Denny Hamlin started the FireKeepers Casino 400 from the rear of the field. He finished it in Victory Lane, holding a black-and-white No. 18 flag out the window for a man who wasn't there to see it.
That's the kind of Sunday it was at Michigan International Speedway.
Hamlin won the pole Saturday and then gave it right back, dropping to the tail of the 37-car field before the green flag after his Joe Gibbs Racing crew made unapproved adjustments. No matter. For the second straight week, the 45-year-old drove from the back to the front, led the final 39 laps, and beat Erik Jones to the line by 11.110 seconds. It was his 63rd career NASCAR Cup Series win, a number that now ties him with the late Kyle Busch for ninth on the all-time list.
Hamlin made sure everybody knew what that number meant. He took his victory lap waving a flag styled after Busch's old No. 18, capped it with a long burnout, and dedicated the day to the two-time champion and former teammate who died two weeks ago. The sport lost Ned Jarrett this week, too. "Gentleman Ned" was the original driver of the No. 11 that Hamlin now carries.
"The off-season, it was rough for me, it was rough for the NASCAR family, we lost a lot of people," Hamlin said. "This week we lost Gentleman Ned, the original badass of the 11. We're still thinking of Kyle, Samantha, Brexton, Lennix."
Here's the part that should scare the rest of the garage. Hamlin wasn't even good early. He ran 20th to 30th through the opening stage, by his own admission driving a car built for clean air and stuck in dirty air all afternoon.
"We took a 30th-place car at the beginning and won with it," he said. "We never panicked.
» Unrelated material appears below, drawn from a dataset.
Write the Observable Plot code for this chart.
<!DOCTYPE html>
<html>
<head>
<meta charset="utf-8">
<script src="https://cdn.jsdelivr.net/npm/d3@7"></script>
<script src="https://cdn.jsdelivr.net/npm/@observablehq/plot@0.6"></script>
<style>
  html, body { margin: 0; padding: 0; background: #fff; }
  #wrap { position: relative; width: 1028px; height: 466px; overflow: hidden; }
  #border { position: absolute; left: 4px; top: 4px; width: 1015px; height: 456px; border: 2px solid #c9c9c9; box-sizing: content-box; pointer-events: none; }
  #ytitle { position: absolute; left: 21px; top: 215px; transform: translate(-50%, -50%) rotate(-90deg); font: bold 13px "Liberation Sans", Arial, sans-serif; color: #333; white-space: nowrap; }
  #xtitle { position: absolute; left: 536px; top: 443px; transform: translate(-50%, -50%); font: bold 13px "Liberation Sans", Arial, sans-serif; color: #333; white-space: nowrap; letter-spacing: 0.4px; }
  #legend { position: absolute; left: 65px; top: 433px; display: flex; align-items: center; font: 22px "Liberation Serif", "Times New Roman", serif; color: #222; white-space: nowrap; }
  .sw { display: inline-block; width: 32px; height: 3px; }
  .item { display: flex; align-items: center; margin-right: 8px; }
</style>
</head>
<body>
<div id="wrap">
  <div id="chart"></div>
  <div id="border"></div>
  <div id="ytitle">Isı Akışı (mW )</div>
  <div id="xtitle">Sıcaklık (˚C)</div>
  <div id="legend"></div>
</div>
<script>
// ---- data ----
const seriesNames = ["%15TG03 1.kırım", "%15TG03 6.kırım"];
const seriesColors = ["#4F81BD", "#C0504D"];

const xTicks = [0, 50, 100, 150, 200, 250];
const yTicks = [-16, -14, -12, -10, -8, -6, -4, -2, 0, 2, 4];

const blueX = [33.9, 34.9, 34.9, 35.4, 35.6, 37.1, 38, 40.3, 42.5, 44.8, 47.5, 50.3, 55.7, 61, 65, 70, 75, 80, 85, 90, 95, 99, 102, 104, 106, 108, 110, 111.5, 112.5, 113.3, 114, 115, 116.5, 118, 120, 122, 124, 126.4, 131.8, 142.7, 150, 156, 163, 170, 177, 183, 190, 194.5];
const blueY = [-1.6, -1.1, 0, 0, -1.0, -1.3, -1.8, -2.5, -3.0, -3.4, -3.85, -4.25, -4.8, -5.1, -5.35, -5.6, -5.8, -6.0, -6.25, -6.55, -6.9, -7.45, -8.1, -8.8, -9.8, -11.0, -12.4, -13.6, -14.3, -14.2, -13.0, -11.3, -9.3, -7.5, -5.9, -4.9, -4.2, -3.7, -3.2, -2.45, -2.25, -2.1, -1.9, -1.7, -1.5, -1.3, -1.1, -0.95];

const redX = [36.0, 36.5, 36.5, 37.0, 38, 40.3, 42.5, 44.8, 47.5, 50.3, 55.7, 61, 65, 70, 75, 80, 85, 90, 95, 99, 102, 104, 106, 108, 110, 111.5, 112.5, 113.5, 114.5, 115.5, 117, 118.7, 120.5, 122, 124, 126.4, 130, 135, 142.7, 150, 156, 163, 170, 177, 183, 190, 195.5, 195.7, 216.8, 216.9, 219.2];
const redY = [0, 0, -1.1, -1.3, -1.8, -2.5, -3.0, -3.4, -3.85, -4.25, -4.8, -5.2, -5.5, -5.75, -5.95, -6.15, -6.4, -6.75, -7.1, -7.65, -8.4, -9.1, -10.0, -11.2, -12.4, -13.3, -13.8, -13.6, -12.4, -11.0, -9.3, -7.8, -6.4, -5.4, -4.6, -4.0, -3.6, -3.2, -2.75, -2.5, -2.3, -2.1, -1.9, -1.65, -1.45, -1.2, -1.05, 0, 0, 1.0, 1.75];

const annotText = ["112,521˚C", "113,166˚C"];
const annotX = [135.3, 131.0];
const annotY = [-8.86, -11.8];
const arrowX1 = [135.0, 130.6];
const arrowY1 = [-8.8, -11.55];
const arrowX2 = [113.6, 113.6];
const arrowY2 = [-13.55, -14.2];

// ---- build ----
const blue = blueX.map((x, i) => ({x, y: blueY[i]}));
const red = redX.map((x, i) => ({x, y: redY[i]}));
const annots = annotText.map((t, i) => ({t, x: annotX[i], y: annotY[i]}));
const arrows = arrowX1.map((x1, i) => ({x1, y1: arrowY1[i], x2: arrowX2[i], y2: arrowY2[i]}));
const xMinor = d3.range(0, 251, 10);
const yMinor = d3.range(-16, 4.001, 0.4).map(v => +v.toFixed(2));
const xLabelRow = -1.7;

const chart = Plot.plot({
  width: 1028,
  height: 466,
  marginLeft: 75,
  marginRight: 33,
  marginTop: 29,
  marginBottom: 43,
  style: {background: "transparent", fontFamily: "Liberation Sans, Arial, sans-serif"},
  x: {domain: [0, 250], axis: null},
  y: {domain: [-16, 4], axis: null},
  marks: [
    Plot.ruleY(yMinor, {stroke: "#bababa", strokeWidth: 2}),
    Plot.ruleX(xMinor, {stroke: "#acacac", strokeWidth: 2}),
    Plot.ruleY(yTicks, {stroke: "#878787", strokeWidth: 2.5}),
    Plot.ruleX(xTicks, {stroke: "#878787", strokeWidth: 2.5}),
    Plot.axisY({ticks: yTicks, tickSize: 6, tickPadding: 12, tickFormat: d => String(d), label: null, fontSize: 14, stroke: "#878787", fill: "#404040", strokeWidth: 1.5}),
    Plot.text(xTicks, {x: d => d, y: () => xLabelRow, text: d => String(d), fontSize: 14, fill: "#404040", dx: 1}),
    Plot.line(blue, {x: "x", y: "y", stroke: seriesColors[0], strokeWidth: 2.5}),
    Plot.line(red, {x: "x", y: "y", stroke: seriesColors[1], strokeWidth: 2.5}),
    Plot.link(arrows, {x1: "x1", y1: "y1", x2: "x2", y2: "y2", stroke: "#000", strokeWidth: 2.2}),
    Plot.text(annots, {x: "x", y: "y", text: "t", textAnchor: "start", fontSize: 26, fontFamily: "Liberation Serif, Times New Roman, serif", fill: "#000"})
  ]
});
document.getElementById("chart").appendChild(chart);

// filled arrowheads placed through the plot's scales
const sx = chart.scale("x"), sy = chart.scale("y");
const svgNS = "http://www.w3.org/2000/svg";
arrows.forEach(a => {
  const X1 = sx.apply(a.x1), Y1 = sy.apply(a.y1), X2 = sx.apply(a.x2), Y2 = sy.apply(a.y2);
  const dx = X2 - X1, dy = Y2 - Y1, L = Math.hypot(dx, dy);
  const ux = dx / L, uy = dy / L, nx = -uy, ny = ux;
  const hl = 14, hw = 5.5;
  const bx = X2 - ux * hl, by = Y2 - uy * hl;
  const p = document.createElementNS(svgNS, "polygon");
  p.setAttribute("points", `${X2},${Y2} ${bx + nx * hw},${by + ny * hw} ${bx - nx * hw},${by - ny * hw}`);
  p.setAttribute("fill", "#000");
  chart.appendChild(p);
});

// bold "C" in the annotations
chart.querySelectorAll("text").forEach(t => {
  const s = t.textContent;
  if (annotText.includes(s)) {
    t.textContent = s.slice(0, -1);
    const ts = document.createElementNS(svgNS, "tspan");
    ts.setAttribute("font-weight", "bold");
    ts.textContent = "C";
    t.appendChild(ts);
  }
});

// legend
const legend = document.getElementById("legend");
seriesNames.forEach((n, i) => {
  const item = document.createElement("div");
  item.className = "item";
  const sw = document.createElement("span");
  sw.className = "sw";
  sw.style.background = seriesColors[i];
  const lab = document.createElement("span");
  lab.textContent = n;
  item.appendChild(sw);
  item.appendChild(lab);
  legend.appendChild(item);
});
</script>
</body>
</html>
Over the radio, it was just matter of fact."
And then there was the wreck that flipped the championship everyone came to Michigan watching.
A record 11 caution flags flew at Michigan, including a nine-car chain-reaction crash that collected points leader Tyler Reddick and ended his day in 35th, his first DNF of the season. A separate incident with 51 laps to go sent Chase Elliott and Christopher Bell into the wall and brought out a 20-minute red flag. Elliott, who led a race-best 67 laps, didn't dodge it.
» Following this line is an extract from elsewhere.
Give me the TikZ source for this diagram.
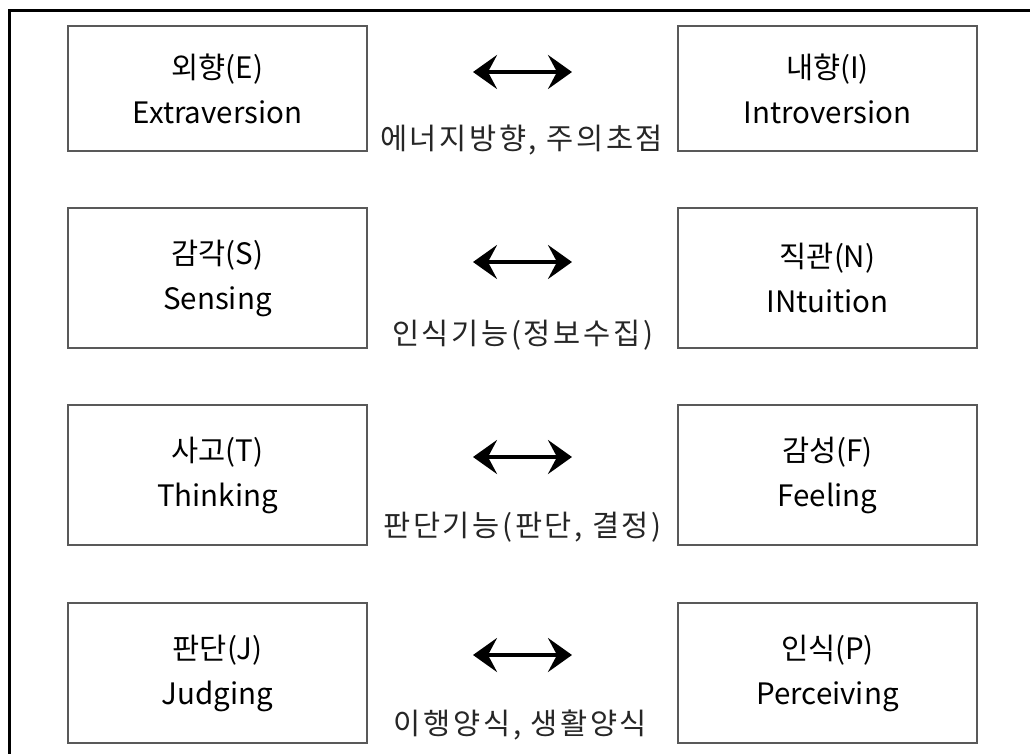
\documentclass[tikz,border=0pt]{standalone}
\usepackage{fontspec}
\setmainfont{Noto Sans CJK KR}
\newfontfamily\boxfont{Noto Sans CJK KR}
\newfontfamily\notefont[LetterSpace=9]{Noto Sans CJK KR}
\usetikzlibrary{arrows.meta}

\tikzset{
  typebox/.style={draw=black!65, line width=1.2pt, fill=white,
    minimum width=299pt, inner sep=0pt, align=center,
    font=\boxfont\fontsize{29.5}{45}\selectfont},
  pairnote/.style={inner sep=0pt, text=black!85,
    font=\notefont\fontsize{29.5}{30}\selectfont},
  pairarrow/.style={line width=4.5pt,
    {Stealth[length=24pt,width=34pt,inset=9pt]}-{Stealth[length=24pt,width=34pt,inset=9pt]}},
  frameline/.style={line width=3pt, black}
}

\begin{document}
\begin{tikzpicture}[x=1pt,y=-1pt]
  \useasboundingbox (0,0) rectangle (1030,754);
  \fill[white] (0,0) rectangle (1030,754);

  % outer frame (runs past the right and bottom edges)
  \begin{scope}
    \clip (0,0) rectangle (1030,754);
    \draw[frameline] (9,800) -- (9,10.8) -- (1100,10.8);
  \end{scope}

  % row 1: energy direction
  \node[typebox, minimum height=125pt] (E) at (217.5,88.5) {외향(E)\\Extraversion};
  \node[typebox, minimum height=125pt] (I) at (827.5,88.5) {내향(I)\\Introversion};
  \coordinate (e1) at (473,72);
  \coordinate (i1) at (572,72);
  \draw[pairarrow] (e1) -- (i1);
  \node[pairnote] (n1) at (521.5,140) {에너지방향, 주의초점};

  % row 2: perceiving function
  \node[typebox, minimum height=140pt] (S) at (217.5,278) {감각(S)\\Sensing};
  \node[typebox, minimum height=140pt] (N) at (827.5,278) {직관(N)\\INtuition};
  \coordinate (s1) at (473,262);
  \coordinate (n2) at (572,262);
  \draw[pairarrow] (s1) -- (n2);
  \node[pairnote] (n2t) at (522.5,335) {인식기능(정보수집)};

  % row 3: judging function
  \node[typebox, minimum height=140pt] (T) at (217.5,475) {사고(T)\\Thinking};
  \node[typebox, minimum height=140pt] (F) at (827.5,475) {감성(F)\\Feeling};
  \coordinate (t1) at (473,457);
  \coordinate (f1) at (572,457);
  \draw[pairarrow] (t1) -- (f1);
  \node[pairnote] (n3) at (522.5,527) {판단기능(판단, 결정)};

  % row 4: lifestyle
  \node[typebox, minimum height=140pt] (J) at (217.5,673) {판단(J)\\Judging};
  \node[typebox, minimum height=140pt] (P) at (827.5,673) {인식(P)\\Perceiving};
  \coordinate (j1) at (473,655);
  \coordinate (p1) at (572,655);
  \draw[pairarrow] (j1) -- (p1);
  \node[pairnote] (n4) at (520.5,725) {이행양식, 생활양식};
\end{tikzpicture}
\end{document}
"Totally my fault. I feel so bad for Christopher [Bell]," Elliott said.
Reddick still leads the standings, 669 points to Hamlin's 618, but a margin that sat near 100 a few weeks ago is down to 51 with 11 races left before the regular-season title is settled. Hamlin has nearly halved it in two weeks, both wins coming from the rear of the field. The first one came at Nashville a week ago, win No. 62.
"I knew the only way we ever could catch him is he was going to have to have bad luck," Hamlin said. "He had bad luck today. We were in the same wreck. We were turned around backwards. Luckily, no one hit us in turn one. Our car wasn't very good, and we just overcame it. If we keep doing this, it will keep things interesting."
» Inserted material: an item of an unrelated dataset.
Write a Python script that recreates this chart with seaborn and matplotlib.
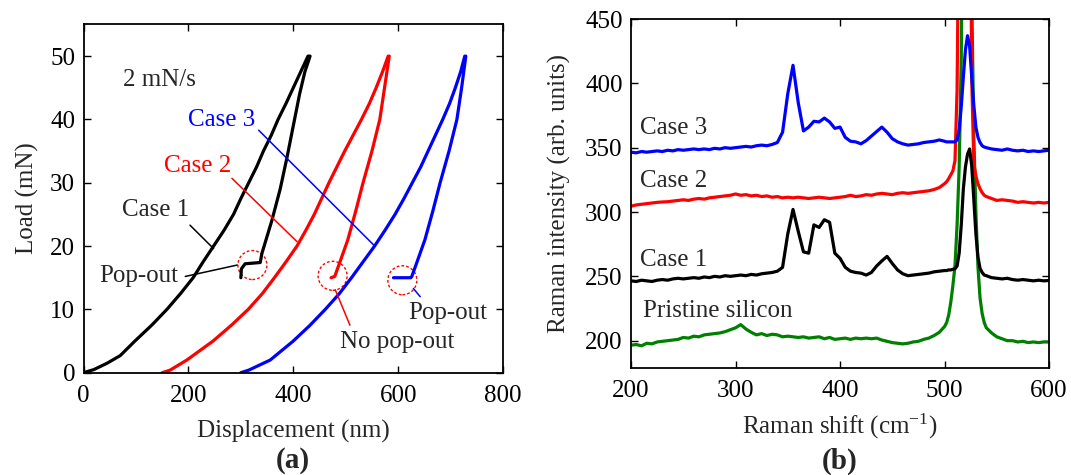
import numpy as np
import pandas as pd
import matplotlib
matplotlib.use("Agg")
import matplotlib.pyplot as plt
from matplotlib.patches import Ellipse
import seaborn as sns

# ---------------- (a) load-displacement curves ----------------
case1_disp = [0, 20, 45, 70, 98, 130, 159, 185, 209, 228, 248, 268, 286, 300, 315, 330,
              343, 358, 371, 386, 400, 414, 428,
              432, 422, 412, 400, 388, 375, 359, 340, 337, 308, 301, 300]
case1_load = [0, 0.5, 1.5, 2.7, 5, 7.5, 10, 12.5, 15, 17.5, 20, 22.5, 25, 27.5, 30, 32.5,
              35, 37.5, 40, 42.5, 45, 47.5, 50,
              50, 47.5, 44, 39, 34, 29, 24, 18.8, 17.4, 17.2, 16.4, 15]

case2_disp = [150, 165, 197, 247, 282, 314, 341, 364, 386, 407, 424, 440, 454, 468, 483,
              498, 514, 530, 545, 558, 570, 581,
              583, 574, 565, 550, 533, 519, 504, 489, 479, 472]
case2_load = [0, 0.4, 2, 5, 7.5, 10, 12.5, 15, 17.5, 20, 22.5, 25, 27.5, 30, 32.5,
              35, 37.5, 40, 42.5, 45, 47.5, 50,
              50, 45, 40, 35, 30, 25.5, 21, 17.5, 15.2, 15]

case3_disp = [300, 315, 356, 400, 432, 461, 488, 511, 533, 555, 575, 594, 611, 627, 643,
              657, 671, 685, 698, 709, 719, 727,
              729, 721, 712, 697, 680, 666, 651, 636, 626, 624, 591]
case3_load = [0, 0.4, 2, 5, 7.5, 10, 12.5, 15, 17.5, 20, 22.5, 25, 27.5, 30, 32.5,
              35, 37.5, 40, 42.5, 45, 47.5, 50,
              50, 45, 40, 35, 30, 25.5, 21, 17.5, 15.2, 15, 15]

# ---------------- (b) Raman spectra ----------------
raman_shift = [200, 205, 210, 215, 220, 225, 230, 235, 240, 245, 250, 255, 260, 265, 270,
               275, 280, 285, 290, 295, 300, 305, 310, 315, 320, 325, 330, 335, 340, 345,
               350, 355, 360, 365, 370, 375, 380, 385, 390, 395, 400, 405, 410, 415, 420,
               425, 430, 435, 440, 445, 450, 455, 460, 465, 470, 475, 480, 485, 490, 495,
               500,
               502, 504, 506, 508, 510, 512, 514, 516, 518, 520, 522, 524, 526, 528, 530,
               532, 534, 536, 538, 540,
               545, 550, 555, 560, 565, 570, 575, 580, 585, 590, 595, 600]

pristine = [196.5, 197, 196, 198, 197.5, 199, 199.5, 200, 200.5, 201, 202.5, 202, 203.5, 203,
            204.5, 205, 205.5, 206, 207, 208.5, 210,
            212.5, 209, 206.5, 204.5, 205.5, 204, 205, 204.5, 203, 203.5, 203, 202.5, 203,
            202, 202.5, 203, 201.5, 202.5, 201, 201.5,
            202, 201, 202, 201.5, 202, 201.5, 202, 200.5, 199.5, 198.5, 198, 197.5, 198,
            199, 199.5, 201, 202, 204, 206.5, 211,
            214, 220, 230, 243, 258, 290, 335, 420, 600, 760, 760, 620, 470, 360, 300,
            257, 233, 221, 214, 210,
            206, 203, 201.5, 200, 200, 199, 199.5, 198.5, 199, 198.5, 199, 199]

case2_raman = [304.5, 305.5, 306, 306.5, 307, 307.5, 307.8, 308, 308.5, 309, 309.5, 309, 310,
               310.5, 310, 311, 311.5, 312, 312.5, 313, 314,
               313, 313.5, 312.5, 313, 312, 312.5, 311.5, 312, 311, 311.5, 311, 311.5, 311,
               310.5, 311, 311.5, 311, 310.5, 311, 311.5,
               312, 313, 312, 312.5, 313.5, 313, 314, 314.5, 314, 313.5, 314.5, 315, 314.5,
               315, 315.5, 316, 316.5, 317.5, 319, 322,
               323.5, 326, 329, 332, 340, 395, 560, 720, 820, 860, 820, 640, 405, 338, 328,
               322, 318, 315, 313, 312,
               310.5, 309, 309.5, 309, 308.5, 307.5, 308, 307.5, 307, 307.5, 307, 307.5]

case1_raman = [246.5, 246, 247, 246.5, 246, 247, 247.5, 247, 248, 248.5, 248, 248.5, 249,
               248.5, 249.5, 249, 250, 249.5, 250.5, 250, 250.5,
               251, 250.5, 251.5, 251, 252, 252.5, 253, 254, 257, 283, 302, 285, 269, 268,
               290, 288, 294, 292, 268, 264,
               257, 254, 253, 252.5, 251, 253, 258, 262, 265.5, 260, 255, 252, 250.5, 251,
               251.5, 252, 252.5, 253.5, 254, 254.5,
               254.5, 255, 255, 255.5, 256, 258, 268, 290, 318, 335, 345, 349, 336, 310, 283,
               265, 256, 253, 251, 250.5,
               249, 248.5, 248, 248.5, 247.5, 247, 247.5, 247, 246.5, 247, 246.5, 246.8]

case3_raman = [346.5, 346, 347, 346.5, 347, 347.5, 347, 348, 347.5, 348.5, 348, 348.5, 349,
               348.5, 349, 348.5, 349.5, 349, 350, 349.5, 350,
               350.5, 351, 350.5, 351.5, 352, 351.5, 352.5, 354, 362, 392, 414, 385, 363, 366,
               370.5, 370, 373, 370, 365, 366,
               358, 355, 354.5, 353, 355.5, 359, 362.5, 366, 362, 357, 354.5, 353, 352, 352.5,
               353, 354, 354.5, 355, 356, 355,
               354.5, 354.5, 354.5, 354.5, 354.5, 356, 364, 382, 405, 426, 437, 429, 405, 383,
               366, 358, 354, 351.5, 350.5, 350,
               349, 348.5, 348, 349, 348, 347.5, 348, 347, 347.5, 347, 347.5, 348]

spectrum_names = ["Pristine silicon", "Case 2", "Case 1", "Case 3"]
colors = {"Case 1": "#000000", "Case 2": "#ff0000", "Case 3": "#0000ff",
          "Pristine silicon": "#008000"}

# ---------------- style ----------------
sns.set_theme(style="ticks")
plt.rcParams["font.family"] = ["Liberation Serif", "DejaVu Serif"]
plt.rcParams["mathtext.fontset"] = "custom"
plt.rcParams["mathtext.rm"] = "Liberation Serif"
plt.rcParams["mathtext.it"] = "Liberation Serif:italic"
plt.rcParams["mathtext.default"] = "regular"

FS = 18
fig = plt.figure(figsize=(10.71, 4.75), dpi=100)
ax1 = fig.add_axes([0.0780, 0.2154, 0.3917, 0.7331])
ax2 = fig.add_axes([0.5892, 0.2259, 0.3903, 0.7341])

# ---- panel (a) ----
curves = pd.concat([
    pd.DataFrame({"disp": case1_disp, "load": case1_load, "case": "Case 1"}),
    pd.DataFrame({"disp": case2_disp, "load": case2_load, "case": "Case 2"}),
    pd.DataFrame({"disp": case3_disp, "load": case3_load, "case": "Case 3"}),
])
for name, grp in curves.groupby("case", sort=False):
    sns.lineplot(data=grp, x="disp", y="load", ax=ax1, sort=False, estimator=None,
                 color=colors[name], lw=2.3, solid_joinstyle="round")

ax1.set_xlim(0, 800)
ax1.set_ylim(0, 55)
ax1.set_xticks([0, 200, 400, 600, 800])
ax1.set_yticks([0, 10, 20, 30, 40, 50])
ax1.set_xlabel("Displacement (nm)", fontsize=FS, labelpad=9)
ax1.set_ylabel("Load (mN)", fontsize=FS, labelpad=8)

ax1.text(75, 46.2, "2 mN/s", fontsize=FS, va="center", ha="left")
ax1.text(200, 39.9, "Case 3", fontsize=FS, va="center", ha="left", color="#0000ff")
ax1.plot([334, 553], [38.3, 20.2], color="#0000ff", lw=1.1)
ax1.text(154, 32.7, "Case 2", fontsize=FS, va="center", ha="left", color="#ff0000")
ax1.plot([283, 407], [30.7, 20.7], color="#ff0000", lw=1.1)
ax1.text(73, 25.7, "Case 1", fontsize=FS, va="center", ha="left")
ax1.plot([203, 248], [23.3, 19.6], color="black", lw=1.1)
ax1.text(30, 15.3, "Pop-out", fontsize=FS, va="center", ha="left")
ax1.plot([194, 293], [15.2, 17.0], color="black", lw=1.1)
ax1.text(490, 4.9, "No pop-out", fontsize=FS, va="center", ha="left")
ax1.plot([480, 508], [13.1, 7.5], color="#ff0000", lw=1.1)
ax1.text(619, 9.5, "Pop-out", fontsize=FS, va="center", ha="left")
ax1.plot([629, 642], [13.3, 12.0], color="#0000ff", lw=1.1)

# dashed circles around the pop-out regions (29 px across)
px_per_x = 419.5 / 800
px_per_y = 348.2 / 55
for cx, cy in [(322, 17.0), (475, 15.3), (608, 14.6)]:
    ax1.add_patch(Ellipse((cx, cy), 29 / px_per_x, 29 / px_per_y, fill=False,
                          ec="#ff0000", ls=(0, (2, 1.5)), lw=1.0))

# ---- panel (b) ----
spectra = pd.concat([
    pd.DataFrame({"shift": raman_shift, "intensity": vals, "sample": name})
    for name, vals in [("Pristine silicon", pristine), ("Case 2", case2_raman),
                       ("Case 1", case1_raman), ("Case 3", case3_raman)]
])
sns.lineplot(data=spectra, x="shift", y="intensity", hue="sample", hue_order=spectrum_names,
             palette=colors, ax=ax2, estimator=None, sort=False, lw=2.3, legend=False)

ax2.set_xlim(200, 600)
ax2.set_ylim(179, 450)
ax2.set_xticks([200, 300, 400, 500, 600])
ax2.set_yticks([200, 250, 300, 350, 400, 450])
ax2.set_xlabel("Raman shift (cm$^{-1}$)", fontsize=FS, labelpad=7)
ax2.set_ylabel("Raman intensity (arb. units)", fontsize=FS, labelpad=10)

ax2.text(209, 365, "Case 3", fontsize=FS, va="center", ha="left")
ax2.text(209, 324, "Case 2", fontsize=FS, va="center", ha="left")
ax2.text(209, 262.4, "Case 1", fontsize=FS, va="center", ha="left")
ax2.text(211, 223.4, "Pristine silicon", fontsize=FS, va="center", ha="left")

for ax in (ax1, ax2):
    ax.tick_params(direction="in", top=True, right=True, length=5, width=1.0,
                   labelsize=FS, colors="black")
    ax.tick_params(axis="x", pad=9)
    ax.tick_params(axis="y", pad=6)
    for sp in ax.spines.values():
        sp.set_visible(True)
        sp.set_linewidth(1.3)
        sp.set_color("black")

fig.text(293 / 1071, 1 - 461 / 475, "(a)", fontsize=21, fontweight="bold",
         ha="center", va="center")
fig.text(840 / 1071, 1 - 461 / 475, "(b)", fontsize=21, fontweight="bold",
         ha="center", va="center")

fig.savefig("out.png", dpi=100)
Behind the winner, Jones turned in his best run of the year, a runner-up in the Legacy Motor Club Toyota and his first top-five of the season. Bubba Wallace was third, Kyle Larson fourth, and Michigan native Carson Hocevar fifth after starting on the front row. Daniel Suarez, Joey Logano, Ryan Blaney, Chris Buescher and Chase Briscoe completed the top 10.
It was a survival race as much as a sprint. Thirteen cars finished under accident. The average speed was 123.935 mph across three hours, 13 minutes and 39 seconds of green-flag racing and yellow-flag chaos, with 23 lead changes among 11 drivers. Reddick won the first stage; Elliott, before his wreck, won the second.
For Jones, the runner-up stung a little.
"I really think we could have won. I thought we did have the best car," he said. "It didn't work out perfect... Denny got out front, drove away, and we had to work through some traffic."
But this was Hamlin's day, and Hamlin's moment. Eleven points-paying races remain in the regular season, and the man chasing the championship is doing it from the back of the field and winning anyway.
Next up: the Great American Getaway 400 at Pocono, one of Hamlin's best tracks by his own account. He'll go for three in a row, something he's never done in his career.
"There's no better opportunity than I've had at any point in my career," Hamlin said. "Now's as good an opportunity as ever."
For a driver who keeps insisting the end is near, he sure keeps showing up at the front.